This little note may not be as serious as most, but it is interesting.

On this day in 1801, Thomas Jefferson was elected as the third president of the United States by the House of Representatives. Elder John Leland who had been a neighbor of both Congressman James Madison and Thomas Jefferson was delighted with the results, because he had helped to clarify the principles of liberty in the minds of both men.

To help celebrate the great political victory, Leland, who was then pastoring in Cheshire, Massachusetts, collected the milk from 900 local, loyal Republican cows and brought it into town where the citizens gathered singing hymns, socializing and making cheese. The milk was processed into a mammoth cheese wheel 4 feet 4 inches in diameter, 15 inches think and weighting 1,235 pounds.

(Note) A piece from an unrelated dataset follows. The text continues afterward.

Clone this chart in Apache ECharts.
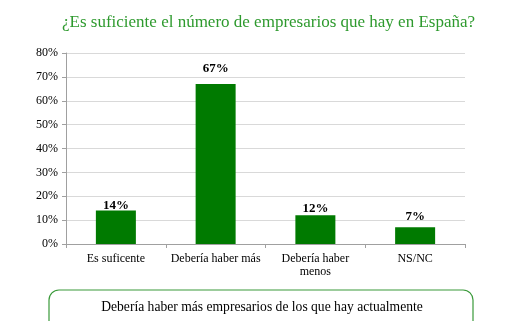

Bro. Leland and Darius Brown loaded up the cheese and set off for Washington, DC. During the trip they used a sleigh, a wagon and a sloop to carry the cheese to Baltimore. As news of the gift spread, crowds gathered and Leland preached the gospel to multitudes. Upon arrival in Washington, Jefferson welcomed the Baptists to the executive mansion. Leland said that the great cheese “was not made… with a view to gain dignified titles or lucrative offices, but by the personal labor of freeborn farmers, without a single slave to assist, for an elective president of the free people.”

Leland remained in the capital for several days preaching Christ at various public venues. Federalist congressman Manessah Cutler, no friend of either Jefferson or the Baptists, described the preacher as a “poor, ignorant, illiterate cheesemonger,” and his sermons were “farragos bawled with stunning voice, horrid tone, frightful grimaces and extravagant gestures.”

The cheese fed guests at the President’s home until sometime in 1805. Whether understood or not, it spoke of the influence that some Godly Baptists had on the early development of liberty in this country.